Under the former marking requirements in Rule 10a-1(d), a broker-dealer could only mark an order to sell a security "long" if the security was carried in the account for which the sale is to be effected, or the broker-dealer is informed that the seller owns the security to be sold, and will deliver the security to the account for which the sale is effected as soon as possible without undue inconvenience or expense.35 We had proposed changing the marking requirement so that a sale could only be marked "long" if the seller owns the security being sold and either the security to be delivered is in the physical possession or control of the broker-dealer, or will be in the physical possession or control of the broker-dealer prior to settlement of the transaction.
As adopted, an order can be marked "long" when the seller owns the security being sold and the security either is in the physical possession or control of the broker-dealer, or it is reasonably expected that the security will be in the physical possession or control of the broker or dealer no later than settlement. We added the language "reasonably expected" because we acknowledge that it may be difficult for a person to know with certainty at the time of sale that a security will be in the possession or control of the broker-dealer prior to settlement. However, if a person owns the security sold and does not reasonably believe that the security will be in the possession or control of the broker-dealer prior to settlement, the sale should be marked "short." The sale could be marked "short exempt" if the seller is entitled to rely on an exception from the tick test of Rule 10a-1, or the price test of an exchange or national securities association.36 Short sales of pilot securities effected during any pilot period should be marked "short exempt."
The new marking requirements will eliminate the prior discrepancy between how Rule 3b-3 defined a short sale and the marking provisions previously found in Rule 10a-1. In addition, the new marking requirements should facilitate the surveillance and monitoring of compliance with Rule 10a-1. The change to the marking requirements will provide information that shows when exceptions from Rule 10a-1 are used.



Converted shares create all kinds of different problems on their own, but you are correct such conversions are often sold short and then reconciled with a large trade less discount on for commission in a single trade.
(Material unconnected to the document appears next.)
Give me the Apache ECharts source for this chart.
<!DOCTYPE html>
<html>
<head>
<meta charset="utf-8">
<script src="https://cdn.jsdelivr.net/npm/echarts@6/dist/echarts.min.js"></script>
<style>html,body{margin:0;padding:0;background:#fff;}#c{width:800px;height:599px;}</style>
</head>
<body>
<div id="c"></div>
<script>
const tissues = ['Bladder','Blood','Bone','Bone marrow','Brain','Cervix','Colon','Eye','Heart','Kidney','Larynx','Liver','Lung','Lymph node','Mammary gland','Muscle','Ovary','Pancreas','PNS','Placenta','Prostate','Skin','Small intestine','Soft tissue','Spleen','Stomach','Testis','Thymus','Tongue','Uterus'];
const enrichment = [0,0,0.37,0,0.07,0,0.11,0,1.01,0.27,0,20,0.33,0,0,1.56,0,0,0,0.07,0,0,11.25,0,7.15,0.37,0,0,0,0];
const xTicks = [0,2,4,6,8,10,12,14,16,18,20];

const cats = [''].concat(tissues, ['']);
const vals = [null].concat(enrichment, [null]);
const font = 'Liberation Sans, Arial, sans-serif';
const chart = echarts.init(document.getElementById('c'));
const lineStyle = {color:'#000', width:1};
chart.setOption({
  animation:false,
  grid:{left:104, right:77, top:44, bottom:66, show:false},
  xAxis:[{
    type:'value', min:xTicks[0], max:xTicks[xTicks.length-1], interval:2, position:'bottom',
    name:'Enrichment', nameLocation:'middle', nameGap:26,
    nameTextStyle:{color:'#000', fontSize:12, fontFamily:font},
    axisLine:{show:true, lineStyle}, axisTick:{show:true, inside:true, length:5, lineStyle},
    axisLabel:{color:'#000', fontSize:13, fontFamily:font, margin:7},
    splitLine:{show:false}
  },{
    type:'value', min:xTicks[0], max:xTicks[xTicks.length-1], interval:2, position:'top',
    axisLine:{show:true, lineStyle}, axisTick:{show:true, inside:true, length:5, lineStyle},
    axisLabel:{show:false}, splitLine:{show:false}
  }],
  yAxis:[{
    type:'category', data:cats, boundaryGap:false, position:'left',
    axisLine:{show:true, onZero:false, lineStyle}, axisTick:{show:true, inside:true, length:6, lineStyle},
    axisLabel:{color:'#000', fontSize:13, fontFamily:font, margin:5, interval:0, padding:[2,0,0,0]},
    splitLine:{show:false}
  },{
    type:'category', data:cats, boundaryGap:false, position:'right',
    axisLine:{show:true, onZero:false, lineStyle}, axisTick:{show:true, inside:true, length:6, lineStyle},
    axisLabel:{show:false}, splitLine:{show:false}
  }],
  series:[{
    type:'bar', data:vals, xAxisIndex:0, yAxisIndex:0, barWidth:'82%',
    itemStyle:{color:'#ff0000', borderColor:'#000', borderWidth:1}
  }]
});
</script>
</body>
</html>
In some cases shares are sold before the conversion has actually taken place, based upon the TA confirming to the broker the shares are in the process of conversion. This sometimes creates Fails To Deliver and results in Reg SHO Flags after so many days of carrying a continuous failure. You often hear that these are “Naked Shorts”, turns out that is quite false, PIPE finances often cause these and if you look under SEC Rule 203 it explains that the position maybe left open up to 35 days before being closed:

c. Additional Exception from the Locate Requirement — Rule 203(b)(2)(ii)
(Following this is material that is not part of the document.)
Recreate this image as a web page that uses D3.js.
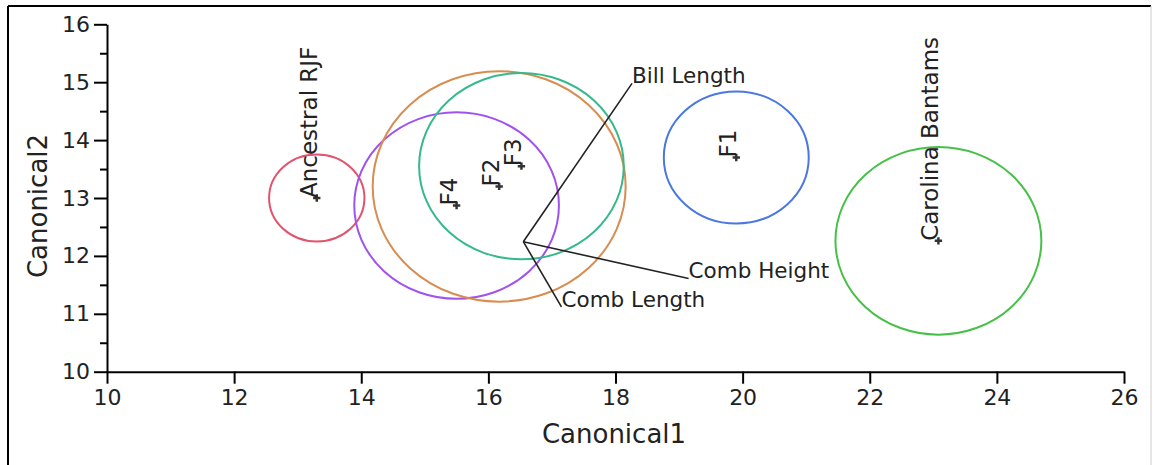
<!DOCTYPE html>
<html lang="en">
<head>
  <meta charset="UTF-8">
  <title>Canonical plot</title>
  <script src="https://d3js.org/d3.v7.min.js"></script>
  <style>
    body { margin: 0; background: #fff; }
    svg { display: block; font-family: "DejaVu Sans", sans-serif; }
  </style>
</head>
<body>
  <svg id="chart"></svg>

  <script>
    // groups: canonical means and confidence circle radius (data units)
    const groups = ["Ancestral RJF", "F4", "F2", "F3", "F1", "Carolina Bantams"];
    const meanX = [13.3, 15.5, 16.17, 16.52, 19.9, 23.08];
    const meanY = [13.0, 12.87, 13.2, 13.55, 13.7, 12.26];
    const radius = [0.75, 1.61, 1.99, 1.61, 1.14, 1.62];
    const colors = ["#e0546e", "#a052ee", "#d98c4f", "#35b98a", "#4a78e0", "#46c046"];

    // biplot rays
    const rayNames = ["Bill Length", "Comb Height", "Comb Length"];
    const rayX = [18.26, 19.15, 17.15];
    const rayY = [14.98, 11.61, 11.12];
    const rayOrigin = [16.55, 12.245];

    const xTicks = [10, 12, 14, 16, 18, 20, 22, 24, 26];
    const yTicks = [10, 11, 12, 13, 14, 15, 16];
    const yMinor = [10.5, 11.5, 12.5, 13.5, 14.5, 15.5];

    const width = 1153, height = 465;
    const svg = d3.select("#chart").attr("width", width).attr("height", height);

    const x = d3.scaleLinear().domain([10, 26]).range([107, 1124]);
    const y = d3.scaleLinear().domain([10, 16]).range([371.7, 24.3]);

    // outer frame
    svg.append("line").attr("x1", 8).attr("y1", 6).attr("x2", 8).attr("y2", height)
      .style("stroke", "#000").style("stroke-width", 2);
    svg.append("line").attr("x1", 8).attr("y1", 6).attr("x2", 1151).attr("y2", 6)
      .style("stroke", "#000").style("stroke-width", 2);
    svg.append("line").attr("x1", 1151).attr("y1", 6).attr("x2", 1151).attr("y2", height)
      .style("stroke", "#ccc").style("stroke-width", 1);

    // axes
    svg.append("g")
      .attr("transform", `translate(${x(10)},0)`)
      .call(d3.axisLeft(y).tickValues(yTicks).tickFormat(d3.format("d"))
        .tickSize(13).tickSizeOuter(0).tickPadding(4));
    svg.append("g")
      .attr("transform", `translate(${x(10)},0)`)
      .call(d3.axisLeft(y).tickValues(yMinor).tickSize(7).tickFormat(""))
      .select(".domain").remove();

    svg.append("g")
      .attr("transform", `translate(0,${y(10)})`)
      .call(d3.axisBottom(x).tickValues(xTicks).tickFormat(d3.format("d"))
        .tickSize(12).tickSizeOuter(0).tickPadding(6));

    svg.selectAll(".tick line, .domain").style("stroke", "#000").style("stroke-width", 2);
    svg.selectAll(".tick text")
      .style("font-family", "DejaVu Sans, sans-serif")
      .style("font-size", "22px")
      .style("fill", "#222");

    svg.append("text")
      .attr("x", 614).attr("y", 443)
      .attr("text-anchor", "middle")
      .style("font-size", "26px").style("fill", "#222")
      .text("Canonical1");
    svg.append("text")
      .attr("transform", "translate(47,206) rotate(-90)")
      .attr("text-anchor", "middle")
      .style("font-size", "26px").style("fill", "#222")
      .text("Canonical2");

    // confidence circles (circles in data units)
    const kx = x(1) - x(0), ky = y(0) - y(1);
    svg.append("g").selectAll("ellipse")
      .data(groups)
      .enter().append("ellipse")
      .attr("cx", (d, i) => x(meanX[i]))
      .attr("cy", (d, i) => y(meanY[i]))
      .attr("rx", (d, i) => radius[i] * kx)
      .attr("ry", (d, i) => radius[i] * ky)
      .style("fill", "none")
      .style("stroke", (d, i) => colors[i])
      .style("stroke-width", 2);

    // biplot rays
    const rays = svg.append("g");
    rays.selectAll("line")
      .data(rayNames)
      .enter().append("line")
      .attr("x1", x(rayOrigin[0])).attr("y1", y(rayOrigin[1]))
      .attr("x2", (d, i) => x(rayX[i])).attr("y2", (d, i) => y(rayY[i]))
      .style("stroke", "#222").style("stroke-width", 1.6);
    rays.selectAll("text")
      .data(rayNames)
      .enter().append("text")
      .attr("x", (d, i) => x(rayX[i]))
      .attr("y", (d, i) => y(rayY[i]))
      .style("font-size", "21.5px").style("fill", "#222")
      .text(d => d);

    // means: markers and rotated labels
    const sym = d3.symbol().type(d3.symbolCross).size(30);
    svg.append("g").selectAll("path")
      .data(groups)
      .enter().append("path")
      .attr("d", sym)
      .attr("transform", (d, i) => `translate(${x(meanX[i])},${y(meanY[i])})`)
      .style("fill", "#333");
    svg.append("g").selectAll("text")
      .data(groups)
      .enter().append("text")
      .attr("transform", (d, i) => `translate(${x(meanX[i])},${y(meanY[i])}) rotate(-90)`)
      .style("font-size", "23px").style("fill", "#222")
      .text(d => d);
  </script>
</body>
</html>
Pursuant to the suggestions of other commenters, we are including an additional exception from the uniform locate requirement of Rule 203(b)(1) for situations where a broker-dealer effects a sale on behalf of a customer that is deemed to own the security pursuant to Rule 200, although, through no fault of the customer or the broker-dealer, it is not reasonably expected that the security will be in the physical possession or control of the broker-dealer by settlement date, and is thus a "short" sale under the marking requirements of Rule 200(g) as adopted.70 Such circumstances could include the situation where a convertible security, option, or warrant has been tendered for conversion or exchange, but the underlying security is not reasonably expected to be received by settlement date.71 Rule 203(b)(2)(ii) as adopted provides that in all situations, delivery should be made on the sale as soon as all restrictions on delivery have been removed, and in any event no later than 35 days after trade date, at which time the broker-dealer that sold on behalf of the person must either borrow securities or close out the open position by purchasing securities of like kind and quantity.72



Most of what you see on the OTC is DWAC certs that are being sold into the market sometimes before the shares are even in the account of the shareholder. That is of course DTC Eligible securities, but MMs are already making a market based upon these shares and have no need to actually Naked Short a sale when such positions are carried by financiers and dilutive entities. There is no need to when there are an abundance of new shares trying to be sold into the market.